-- START --

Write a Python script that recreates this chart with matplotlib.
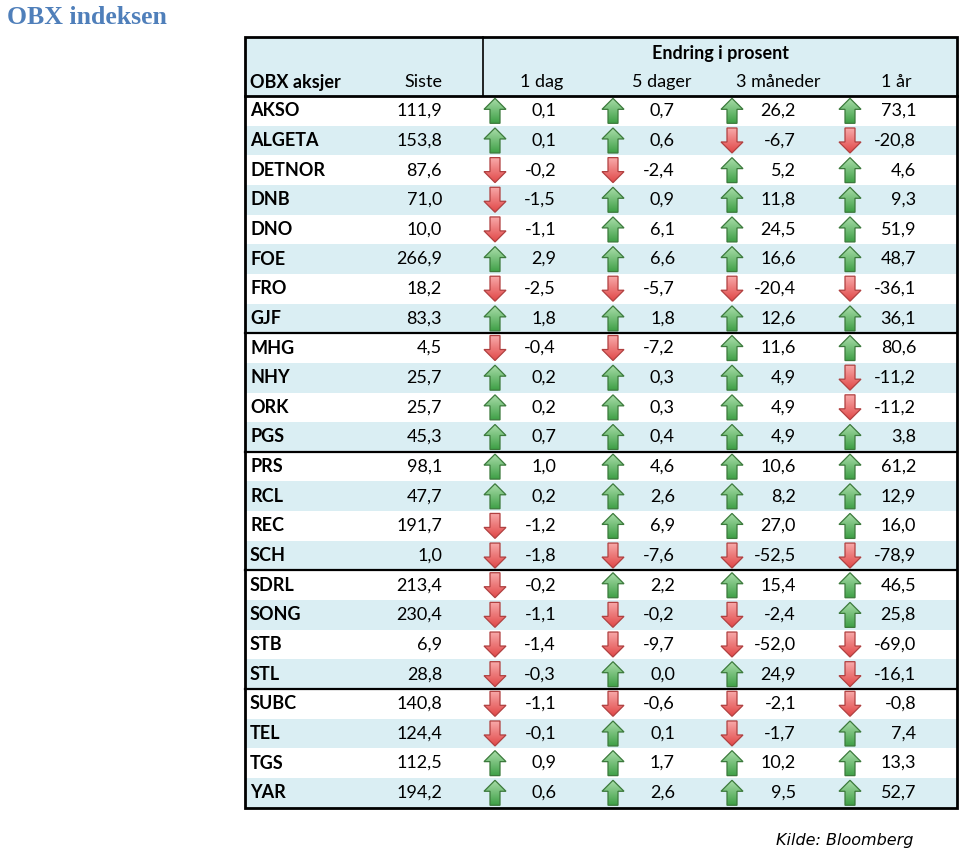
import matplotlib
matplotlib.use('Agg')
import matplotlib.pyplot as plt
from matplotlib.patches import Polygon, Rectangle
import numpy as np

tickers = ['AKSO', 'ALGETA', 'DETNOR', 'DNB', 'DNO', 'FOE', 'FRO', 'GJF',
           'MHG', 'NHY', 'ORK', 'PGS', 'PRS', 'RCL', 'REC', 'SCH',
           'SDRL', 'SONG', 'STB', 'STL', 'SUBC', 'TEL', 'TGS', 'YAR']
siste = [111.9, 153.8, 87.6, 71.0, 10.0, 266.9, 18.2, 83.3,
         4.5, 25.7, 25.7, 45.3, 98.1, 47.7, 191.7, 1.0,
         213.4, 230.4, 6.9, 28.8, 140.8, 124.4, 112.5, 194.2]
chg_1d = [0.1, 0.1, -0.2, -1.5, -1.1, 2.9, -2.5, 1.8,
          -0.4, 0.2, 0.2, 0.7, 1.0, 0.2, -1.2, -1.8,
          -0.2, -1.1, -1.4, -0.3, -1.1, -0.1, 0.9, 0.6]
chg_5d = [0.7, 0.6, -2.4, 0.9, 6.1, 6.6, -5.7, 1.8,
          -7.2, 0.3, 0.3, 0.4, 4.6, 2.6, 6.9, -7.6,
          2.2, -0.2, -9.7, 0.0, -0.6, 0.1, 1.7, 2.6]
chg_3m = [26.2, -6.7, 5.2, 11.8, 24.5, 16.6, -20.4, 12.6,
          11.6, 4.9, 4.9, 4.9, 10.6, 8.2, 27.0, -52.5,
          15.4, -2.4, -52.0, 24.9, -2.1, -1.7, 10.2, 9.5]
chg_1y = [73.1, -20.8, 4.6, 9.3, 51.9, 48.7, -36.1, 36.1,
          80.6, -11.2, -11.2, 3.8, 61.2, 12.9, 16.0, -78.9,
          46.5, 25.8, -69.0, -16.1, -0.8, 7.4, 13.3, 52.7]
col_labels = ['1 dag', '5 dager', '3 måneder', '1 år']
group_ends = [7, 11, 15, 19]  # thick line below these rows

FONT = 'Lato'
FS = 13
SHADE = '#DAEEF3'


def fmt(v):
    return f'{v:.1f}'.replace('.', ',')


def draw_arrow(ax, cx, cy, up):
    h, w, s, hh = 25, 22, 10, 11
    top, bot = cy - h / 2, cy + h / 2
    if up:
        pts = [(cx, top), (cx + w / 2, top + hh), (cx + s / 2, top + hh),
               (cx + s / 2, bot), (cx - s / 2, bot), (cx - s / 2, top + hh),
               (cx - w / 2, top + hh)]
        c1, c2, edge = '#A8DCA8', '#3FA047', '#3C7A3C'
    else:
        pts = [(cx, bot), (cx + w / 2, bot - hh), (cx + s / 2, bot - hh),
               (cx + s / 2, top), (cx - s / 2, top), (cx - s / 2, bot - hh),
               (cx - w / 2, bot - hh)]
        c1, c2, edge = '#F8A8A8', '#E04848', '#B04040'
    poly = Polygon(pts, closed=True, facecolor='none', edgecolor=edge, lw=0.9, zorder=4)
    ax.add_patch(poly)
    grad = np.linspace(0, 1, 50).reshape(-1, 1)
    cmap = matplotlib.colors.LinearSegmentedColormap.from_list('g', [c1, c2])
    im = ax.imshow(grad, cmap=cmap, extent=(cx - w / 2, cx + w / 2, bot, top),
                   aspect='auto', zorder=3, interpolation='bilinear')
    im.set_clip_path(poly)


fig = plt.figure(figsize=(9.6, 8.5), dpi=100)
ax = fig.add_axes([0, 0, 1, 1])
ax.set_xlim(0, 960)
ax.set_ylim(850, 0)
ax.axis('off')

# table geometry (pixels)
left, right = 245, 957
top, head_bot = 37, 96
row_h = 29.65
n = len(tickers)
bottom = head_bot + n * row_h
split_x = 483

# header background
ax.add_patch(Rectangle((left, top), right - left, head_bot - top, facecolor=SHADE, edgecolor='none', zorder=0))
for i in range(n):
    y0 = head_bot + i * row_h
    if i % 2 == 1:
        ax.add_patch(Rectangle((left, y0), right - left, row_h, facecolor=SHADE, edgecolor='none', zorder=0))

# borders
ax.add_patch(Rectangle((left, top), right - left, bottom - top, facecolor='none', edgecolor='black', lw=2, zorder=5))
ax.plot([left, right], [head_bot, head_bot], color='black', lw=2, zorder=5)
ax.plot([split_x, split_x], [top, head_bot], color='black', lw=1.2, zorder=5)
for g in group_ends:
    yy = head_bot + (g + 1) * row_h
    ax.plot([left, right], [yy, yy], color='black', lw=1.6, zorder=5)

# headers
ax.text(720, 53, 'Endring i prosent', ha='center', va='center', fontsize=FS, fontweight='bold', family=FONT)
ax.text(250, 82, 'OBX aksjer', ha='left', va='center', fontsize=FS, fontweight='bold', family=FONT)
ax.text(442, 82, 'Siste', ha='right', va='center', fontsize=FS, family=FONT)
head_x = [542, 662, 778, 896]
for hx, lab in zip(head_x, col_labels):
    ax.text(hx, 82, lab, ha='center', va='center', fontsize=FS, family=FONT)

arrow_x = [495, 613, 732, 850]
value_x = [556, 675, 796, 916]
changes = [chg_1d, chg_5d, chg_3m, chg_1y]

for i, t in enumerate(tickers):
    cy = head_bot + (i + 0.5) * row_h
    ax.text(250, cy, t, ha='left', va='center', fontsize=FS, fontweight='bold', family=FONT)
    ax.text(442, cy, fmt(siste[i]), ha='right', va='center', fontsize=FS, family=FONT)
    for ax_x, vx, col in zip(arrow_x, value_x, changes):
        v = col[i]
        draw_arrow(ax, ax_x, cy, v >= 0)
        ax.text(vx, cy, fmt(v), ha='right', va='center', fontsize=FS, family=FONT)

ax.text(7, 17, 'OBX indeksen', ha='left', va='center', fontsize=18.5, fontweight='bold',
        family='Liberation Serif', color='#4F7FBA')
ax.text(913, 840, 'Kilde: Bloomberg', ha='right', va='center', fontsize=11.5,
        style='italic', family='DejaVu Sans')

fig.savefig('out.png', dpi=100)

-- END --

(DIRECTIONS FOR THIS TASK): Without the pictures, output the full listing exactly as it stands.

(WRITTEN SOLUTION):
Write a Python script that recreates this chart with matplotlib.
import matplotlib
matplotlib.use('Agg')
import matplotlib.pyplot as plt
from matplotlib.patches import Polygon, Rectangle
import numpy as np

tickers = ['AKSO', 'ALGETA', 'DETNOR', 'DNB', 'DNO', 'FOE', 'FRO', 'GJF',
           'MHG', 'NHY', 'ORK', 'PGS', 'PRS', 'RCL', 'REC', 'SCH',
           'SDRL', 'SONG', 'STB', 'STL', 'SUBC', 'TEL', 'TGS', 'YAR']
siste = [111.9, 153.8, 87.6, 71.0, 10.0, 266.9, 18.2, 83.3,
         4.5, 25.7, 25.7, 45.3, 98.1, 47.7, 191.7, 1.0,
         213.4, 230.4, 6.9, 28.8, 140.8, 124.4, 112.5, 194.2]
chg_1d = [0.1, 0.1, -0.2, -1.5, -1.1, 2.9, -2.5, 1.8,
          -0.4, 0.2, 0.2, 0.7, 1.0, 0.2, -1.2, -1.8,
          -0.2, -1.1, -1.4, -0.3, -1.1, -0.1, 0.9, 0.6]
chg_5d = [0.7, 0.6, -2.4, 0.9, 6.1, 6.6, -5.7, 1.8,
          -7.2, 0.3, 0.3, 0.4, 4.6, 2.6, 6.9, -7.6,
          2.2, -0.2, -9.7, 0.0, -0.6, 0.1, 1.7, 2.6]
chg_3m = [26.2, -6.7, 5.2, 11.8, 24.5, 16.6, -20.4, 12.6,
          11.6, 4.9, 4.9, 4.9, 10.6, 8.2, 27.0, -52.5,
          15.4, -2.4, -52.0, 24.9, -2.1, -1.7, 10.2, 9.5]
chg_1y = [73.1, -20.8, 4.6, 9.3, 51.9, 48.7, -36.1, 36.1,
          80.6, -11.2, -11.2, 3.8, 61.2, 12.9, 16.0, -78.9,
          46.5, 25.8, -69.0, -16.1, -0.8, 7.4, 13.3, 52.7]
col_labels = ['1 dag', '5 dager', '3 måneder', '1 år']
group_ends = [7, 11, 15, 19]  # thick line below these rows

FONT = 'Lato'
FS = 13
SHADE = '#DAEEF3'


def fmt(v):
    return f'{v:.1f}'.replace('.', ',')


def draw_arrow(ax, cx, cy, up):
    h, w, s, hh = 25, 22, 10, 11
    top, bot = cy - h / 2, cy + h / 2
    if up:
        pts = [(cx, top), (cx + w / 2, top + hh), (cx + s / 2, top + hh),
               (cx + s / 2, bot), (cx - s / 2, bot), (cx - s / 2, top + hh),
               (cx - w / 2, top + hh)]
        c1, c2, edge = '#A8DCA8', '#3FA047', '#3C7A3C'
    else:
        pts = [(cx, bot), (cx + w / 2, bot - hh), (cx + s / 2, bot - hh),
               (cx + s / 2, top), (cx - s / 2, top), (cx - s / 2, bot - hh),
               (cx - w / 2, bot - hh)]
        c1, c2, edge = '#F8A8A8', '#E04848', '#B04040'
    poly = Polygon(pts, closed=True, facecolor='none', edgecolor=edge, lw=0.9, zorder=4)
    ax.add_patch(poly)
    grad = np.linspace(0, 1, 50).reshape(-1, 1)
    cmap = matplotlib.colors.LinearSegmentedColormap.from_list('g', [c1, c2])
    im = ax.imshow(grad, cmap=cmap, extent=(cx - w / 2, cx + w / 2, bot, top),
                   aspect='auto', zorder=3, interpolation='bilinear')
    im.set_clip_path(poly)


fig = plt.figure(figsize=(9.6, 8.5), dpi=100)
ax = fig.add_axes([0, 0, 1, 1])
ax.set_xlim(0, 960)
ax.set_ylim(850, 0)
ax.axis('off')

# table geometry (pixels)
left, right = 245, 957
top, head_bot = 37, 96
row_h = 29.65
n = len(tickers)
bottom = head_bot + n * row_h
split_x = 483

# header background
ax.add_patch(Rectangle((left, top), right - left, head_bot - top, facecolor=SHADE, edgecolor='none', zorder=0))
for i in range(n):
    y0 = head_bot + i * row_h
    if i % 2 == 1:
        ax.add_patch(Rectangle((left, y0), right - left, row_h, facecolor=SHADE, edgecolor='none', zorder=0))

# borders
ax.add_patch(Rectangle((left, top), right - left, bottom - top, facecolor='none', edgecolor='black', lw=2, zorder=5))
ax.plot([left, right], [head_bot, head_bot], color='black', lw=2, zorder=5)
ax.plot([split_x, split_x], [top, head_bot], color='black', lw=1.2, zorder=5)
for g in group_ends:
    yy = head_bot + (g + 1) * row_h
    ax.plot([left, right], [yy, yy], color='black', lw=1.6, zorder=5)

# headers
ax.text(720, 53, 'Endring i prosent', ha='center', va='center', fontsize=FS, fontweight='bold', family=FONT)
ax.text(250, 82, 'OBX aksjer', ha='left', va='center', fontsize=FS, fontweight='bold', family=FONT)
ax.text(442, 82, 'Siste', ha='right', va='center', fontsize=FS, family=FONT)
head_x = [542, 662, 778, 896]
for hx, lab in zip(head_x, col_labels):
    ax.text(hx, 82, lab, ha='center', va='center', fontsize=FS, family=FONT)

arrow_x = [495, 613, 732, 850]
value_x = [556, 675, 796, 916]
changes = [chg_1d, chg_5d, chg_3m, chg_1y]

for i, t in enumerate(tickers):
    cy = head_bot + (i + 0.5) * row_h
    ax.text(250, cy, t, ha='left', va='center', fontsize=FS, fontweight='bold', family=FONT)
    ax.text(442, cy, fmt(siste[i]), ha='right', va='center', fontsize=FS, family=FONT)
    for ax_x, vx, col in zip(arrow_x, value_x, changes):
        v = col[i]
        draw_arrow(ax, ax_x, cy, v >= 0)
        ax.text(vx, cy, fmt(v), ha='right', va='center', fontsize=FS, family=FONT)

ax.text(7, 17, 'OBX indeksen', ha='left', va='center', fontsize=18.5, fontweight='bold',
        family='Liberation Serif', color='#4F7FBA')
ax.text(913, 840, 'Kilde: Bloomberg', ha='right', va='center', fontsize=11.5,
        style='italic', family='DejaVu Sans')

fig.savefig('out.png', dpi=100)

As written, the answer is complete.